Sir,

 

I beg to report on operations of the 44th Georgia in Gettysburg town July 1

through 3 where we were engaged in commemorating the 154th anniversary of

the Great Battle.  It was, indeed, an impressive event that attracted

scores of Confederates and Union enthusiasts – and horses -- from all parts.

  On hand were the newly minted Major Clark J. Van Buskirk, who forthwith will

be plying his organizational and strategic operational expertise to command

headquarters; accompanying the group was the equally newly minted Captain,

Art Mallette, under whose watchful eye and commanding comportment shall

lead the 44th into battle.  Also present for duty were Sgt. Ken Doran, Cpl.
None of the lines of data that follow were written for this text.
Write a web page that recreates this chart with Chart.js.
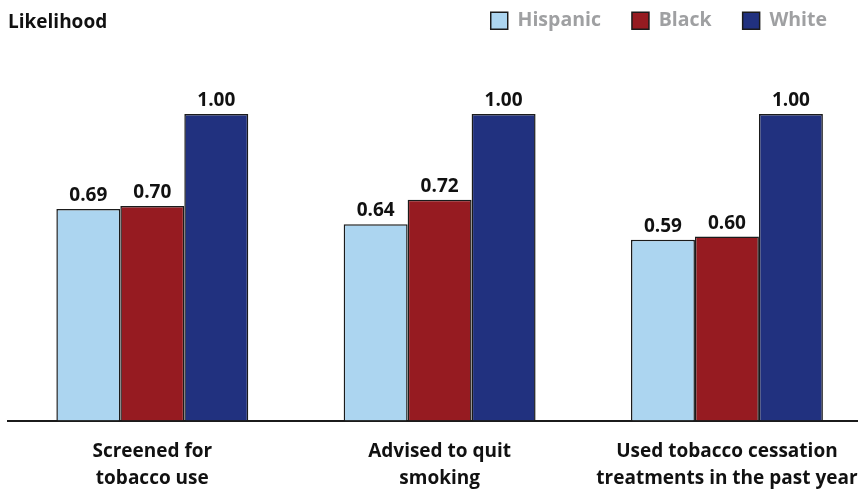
<!DOCTYPE html>
<html>
<head>
<meta charset="utf-8">
<script src="https://cdn.jsdelivr.net/npm/chart.js@4.4.1/dist/chart.umd.min.js"></script>
<style>
  html, body { margin: 0; padding: 0; background: #fff; overflow: hidden; }
  #wrap { position: relative; width: 858px; height: 489px; }
  #title { position: absolute; left: 8px; top: 8px; font: bold 19px "Open Sans", sans-serif; line-height: 26px; color: #111; }
</style>
</head>
<body>
<div id="wrap">
  <canvas id="myChart" width="858" height="489"></canvas>
  <div id="title">Likelihood</div>
</div>
<script>
// Data
const categories = [
    ['Screened for', 'tobacco use'],
    ['Advised to quit', 'smoking'],
    ['Used tobacco cessation', 'treatments in the past year']
];
const hispanic = [0.69, 0.64, 0.59];
const black = [0.70, 0.72, 0.60];
const white = [1.00, 1.00, 1.00];

const FONT = '"Open Sans", sans-serif';

// Bars sit on a linear x axis so the groups can line up with the picture
function points(values) {
    return values.map((v, i) => ({ x: i, y: v }));
}

// Value labels above each bar
const valueLabels = {
    id: 'valueLabels',
    afterDatasetsDraw(chart) {
        const ctx = chart.ctx;
        ctx.save();
        ctx.font = 'bold 19px ' + FONT;
        ctx.fillStyle = '#111';
        ctx.textAlign = 'center';
        ctx.textBaseline = 'alphabetic';
        chart.data.datasets.forEach((ds, i) => {
            chart.getDatasetMeta(i).data.forEach((bar, j) => {
                ctx.fillText(ds.data[j].y.toFixed(2), bar.x, bar.y - 8);
            });
        });
        ctx.restore();
    }
};

var ctx = document.getElementById('myChart').getContext('2d');
var myChart = new Chart(ctx, {
    type: 'bar',
    data: {
        datasets: [{
            label: 'Hispanic',
            data: points(hispanic),
            backgroundColor: '#acd5f0',
            borderColor: '#1b1b1b',
            borderWidth: 1.5
        }, {
            label: 'Black',
            data: points(black),
            backgroundColor: '#961b21',
            borderColor: '#1b1b1b',
            borderWidth: 1.5
        }, {
            label: 'White',
            data: points(white),
            backgroundColor: '#21317f',
            borderColor: '#1b1b1b',
            borderWidth: 1.5
        }]
    },
    options: {
        responsive: false,
        animation: false,
        devicePixelRatio: 1,
        categoryPercentage: 0.668,
        barPercentage: 1.0,
        layout: { padding: { top: -20, left: 8, right: 0, bottom: 0 } },
        plugins: {
            tooltip: { enabled: false },
            legend: {
                position: 'top',
                align: 'end',
                labels: {
                    boxWidth: 17,
                    boxHeight: 17,
                    padding: 31,
                    color: '#9fa0a2',
                    font: { family: FONT, size: 19.5, weight: 'bold' }
                }
            }
        },
        scales: {
            x: {
                type: 'linear',
                bounds: 'data',
                offset: false,
                min: -0.5023,
                max: 2.4562,
                grid: { display: false, drawTicks: false },
                border: { display: true, color: '#1b1b1b', width: 2 },
                ticks: {
                    autoSkip: false,
                    maxRotation: 0,
                    minRotation: 0,
                    padding: 17,
                    color: '#111',
                    font: { family: FONT, size: 19, weight: 'bold', lineHeight: 1.45 },
                    callback: function (value) {
                        return categories[Math.round(value)];
                    }
                },
                // one tick per category, at 0, 1, 2
                afterBuildTicks: function (scale) {
                    scale.ticks = categories.map((c, i) => ({ value: i }));
                },
                afterFit: function (scale) {
                    scale.height = 68.5;
                    scale.paddingLeft = 0;
                    scale.paddingRight = 0;
                }
            },
            y: {
                display: false,
                min: 0,
                max: 1.2398
            }
        }
    },
    plugins: [valueLabels]
});
</script>
</body>
</html>
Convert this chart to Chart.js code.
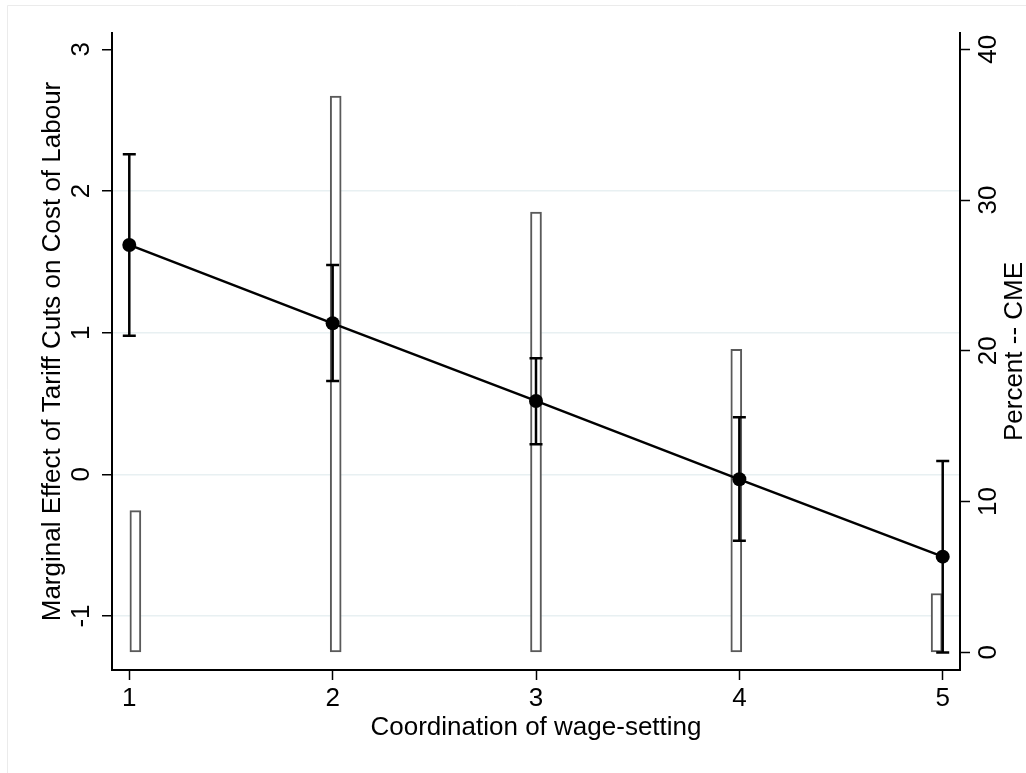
<!DOCTYPE html>
<html>
<head>
<meta charset="utf-8">
<script src="https://cdn.jsdelivr.net/npm/chart.js@4"></script>
<style>
html, body { margin: 0; padding: 0; background: #fff; }
canvas { display: block; }
</style>
</head>
<body>
<canvas id="graphic" width="1026" height="773"></canvas>
<script>
var coordination = [1, 2, 3, 4, 5];
var marginalEffect = [1.619, 1.066, 0.518, -0.035, -0.581];
var ciLower = [0.979, 0.659, 0.212, -0.468, -1.257];
var ciUpper = [2.259, 1.478, 0.819, 0.403, 0.095];
var binCenters = [1.030, 2.015, 3.000, 3.985, 4.970];
var percentCME = [9.4, 36.9, 29.2, 20.1, 3.9];
var xTicks = [1, 2, 3, 4, 5];
var effectTicks = [-1, 0, 1, 2, 3];
var percentTicks = [0, 10, 20, 30, 40];

var fontFamily = "'Liberation Sans', Arial, sans-serif";
var fontSize = 26;

function setTicks(list) {
    return function (scale) {
        scale.ticks = list.map(function (v) { return { value: v }; });
    };
}

function rotatedText(c, text, x, y) {
    c.save();
    c.translate(x, y);
    c.rotate(-Math.PI / 2);
    c.fillText(text, 0, 0);
    c.restore();
}

// light outer frame of the graph region
var frame = {
    id: 'frame',
    beforeDraw: function (chart) {
        var c = chart.ctx;
        c.save();
        c.fillStyle = '#fff';
        c.fillRect(0, 0, chart.width, chart.height);
        c.strokeStyle = '#ebebeb';
        c.lineWidth = 1;
        c.beginPath();
        c.moveTo(7.5, chart.height);
        c.lineTo(7.5, 5.5);
        c.lineTo(chart.width, 5.5);
        c.stroke();
        c.restore();
    }
};

// confidence intervals, drawn after the bars and before the line
var errorBars = {
    id: 'errorBars',
    afterDatasetDraw: function (chart, args) {
        if (args.index !== 0) return;
        var xs = chart.scales.x, ys = chart.scales.y, c = chart.ctx;
        c.save();
        c.strokeStyle = '#000';
        c.lineWidth = 2.5;
        for (var i = 0; i < coordination.length; i++) {
            var px = xs.getPixelForValue(coordination[i]);
            var lo = ys.getPixelForValue(ciLower[i]);
            var hi = ys.getPixelForValue(ciUpper[i]);
            c.beginPath();
            c.moveTo(px, lo); c.lineTo(px, hi);
            c.moveTo(px - 6.5, lo); c.lineTo(px + 6.5, lo);
            c.moveTo(px - 6.5, hi); c.lineTo(px + 6.5, hi);
            c.stroke();
        }
        c.restore();
    }
};

// rotated y tick labels and titles (both read bottom to top)
var yLabels = {
    id: 'yLabels',
    afterDraw: function (chart) {
        var c = chart.ctx, area = chart.chartArea;
        var ys = chart.scales.y, y1 = chart.scales.y1;
        var mid = (area.top + area.bottom) / 2;
        c.save();
        c.fillStyle = '#000';
        c.font = fontSize + 'px ' + fontFamily;
        c.textAlign = 'center';
        c.textBaseline = 'alphabetic';
        effectTicks.forEach(function (v) {
            rotatedText(c, String(v), 89, ys.getPixelForValue(v));
        });
        percentTicks.forEach(function (v) {
            rotatedText(c, String(v), 996, y1.getPixelForValue(v));
        });
        rotatedText(c, 'Marginal Effect of Tariff Cuts on Cost of Labour', 60, mid);
        rotatedText(c, 'Percent -- CME', 1022, mid);
        c.restore();
    }
};

var ctx = document.getElementById('graphic').getContext('2d');

var graphic = new Chart(ctx, {
    data: {
        datasets: [{
            type: 'bar',
            data: binCenters.map(function (x, i) { return { x: x, y: percentCME[i] }; }),
            xAxisID: 'x',
            yAxisID: 'y1',
            order: 2,
            barThickness: 11,
            backgroundColor: '#fff',
            borderColor: '#5a5a5a',
            borderWidth: 2,
            borderSkipped: false
        }, {
            type: 'line',
            data: coordination.map(function (x, i) { return { x: x, y: marginalEffect[i] }; }),
            xAxisID: 'x',
            yAxisID: 'y',
            order: 1,
            borderColor: '#000',
            borderWidth: 2.5,
            tension: 0,
            pointRadius: 7,
            pointBackgroundColor: '#000',
            pointBorderWidth: 0
        }]
    },
    options: {
        responsive: false,
        animation: false,
        layout: { padding: { top: 33 } },
        plugins: {
            legend: { display: false },
            tooltip: { enabled: false }
        },
        scales: {
            x: {
                type: 'linear',
                position: 'bottom',
                offset: false,
                min: 0.915,
                max: 5.085,
                afterBuildTicks: setTicks(xTicks),
                afterFit: function (s) { s.height = 103; },
                grid: { offset: false, drawOnChartArea: false, tickLength: 10, tickColor: '#000', tickWidth: 1.5 },
                border: { color: '#000', width: 2 },
                ticks: { color: '#000', padding: 3, maxRotation: 0, font: { family: fontFamily, size: fontSize } },
                title: {
                    display: true,
                    text: 'Coordination of wage-setting',
                    color: '#000',
                    font: { family: fontFamily, size: fontSize },
                    padding: { top: 0, bottom: 30 }
                }
            },
            y: {
                type: 'linear',
                position: 'left',
                min: -1.381,
                max: 3.115,
                afterBuildTicks: setTicks(effectTicks),
                afterFit: function (s) { s.width = 112; },
                grid: {
                    color: function (c) { return c.tick && c.tick.value === 3 ? 'rgba(0,0,0,0)' : '#e8f0f2'; },
                    lineWidth: 1.5,
                    tickLength: 10,
                    tickColor: '#000',
                    tickWidth: 1.5
                },
                border: { color: '#000', width: 2 },
                ticks: { display: false }
            },
            y1: {
                type: 'linear',
                position: 'right',
                min: -1.174,
                max: 41.08,
                afterBuildTicks: setTicks(percentTicks),
                afterFit: function (s) { s.width = 66; },
                grid: { drawOnChartArea: false, tickLength: 10, tickColor: '#000', tickWidth: 1.5 },
                border: { color: '#000', width: 2 },
                ticks: { display: false }
            }
        }
    },
    plugins: [frame, errorBars, yLabels]
});
</script>
</body>
</html>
Jim Marshall, and Privates “Uncle” Billy Ringel, David Bond, Andrew Lolli,

and Bo O’Brien, as well as Yours Truly.  Lady Michale Ringle graced the

camp with her presence.  Additionally, Mrs. Devita O’Brien and the lovely,

talented and scholarly Brie O’Brien brightened our camp when they paid a

visit.

 

 

Rows of tents and swirls of campfire smoke filled the spacious fields that

served as home to the event.  Confederate and Union troops were separated

by an undulating dirt road.  The 44th set up a company street between the

proud bookends of our Battle and Georgia state flags.

 

# # #

 

 

Following morning victuals on Saturday, Major Van Buskirk called a company

meeting to address several matters of the 44th bylaws.  The activity is as

follows:

 

·         Pursuant to the proposed change in the bylaw article on

participation, as advertised in advance, Pvt. Lolli moved the issue and

Cpl. Lordi seconded. The vote was unanimous to adopt.

 

The bylaws were modified and the meeting was concluded.

 

 

# # #

 

 

The weather throughout the three days was hot with brilliant but intense

sun.  Saturday’s battle was rescheduled from mid to late afternoon,

allowing the unit to keep the camp tidy and take occasional trips to the

sutlers.  In late morning, the battalion was taken out for drill.  We were

taught how to maneuver from a left-facing battle line to right without

becoming inverted.  It was clumsy at first, but after multiple attempts,

our battalion seemed to grasp the essentials.

 

 

It was a lazy afternoon and most of our time was spent under the company

fly drinking water to stay cool.  Shade was at a premium, and as the sun

made its heavenly arc, so changed the shade and so did we move our chairs

to follow.  Around half-past two o’clock, dark and threating clouds

grumbled at us, the arrival of a forecasted storm.  It came in a hurry and

with a vengeance.  It would be understated to call the rains torrential and

the wind heavy.  Many a canvas, unable to hold its ground, was bowled over.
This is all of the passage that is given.